Here, it sounds like you are referring to the issue of evolution. Two things that you may not be aware of --

1. In everyday usage, the word "theory" refers to something uncertain, something like an educated guess. In science, however, the word theory has a very different meaning, explained here:

http://www.talkorigins.org/faqs/evolution-fact.html

2. The second point that I would like to make is that the evidence for evolution is absolutely overwhelming. I think it fair to say that evolution has been proven beyond any reasonable doubt. Here is a link that provides some of the evidence:

http://www.talkorigins.org/faqs/comdesc/

The above article is quite long, but it's well worth the read if one honestly thinks that the scientific community is still sitting around trying to figure out whether or not common descent is real.

Evolution is a fact, and it should be taught as such.

 
At Monday, September 22, 2008 8:36:00 AM, Blogger Maurice Bernstein, M.D. said...

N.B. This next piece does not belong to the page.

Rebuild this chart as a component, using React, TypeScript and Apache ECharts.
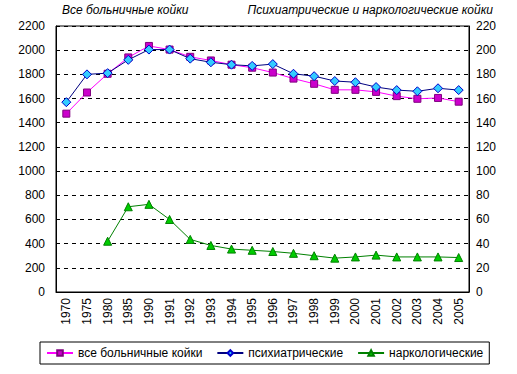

Brian wrote today a comment which I think is worthy to publish:

Religion itself should not affect politics, but that doesn't mean that an elected official should be expected to turn his back on his beliefs and become "religion neutral. Brian Goethe

But Brian, when that politician is working in his or her role as a representative of all the people, the politician's own religious beliefs must be, at that time, consciously removed from considerations. Self-interest is generally not an ethical position for a politician to take. Whether it is voting for laws motivated more by the benefit for the politician's reelection or mainly to support his or her religious comfort, neither is the duty to the public the politician is representing. ..Maurice.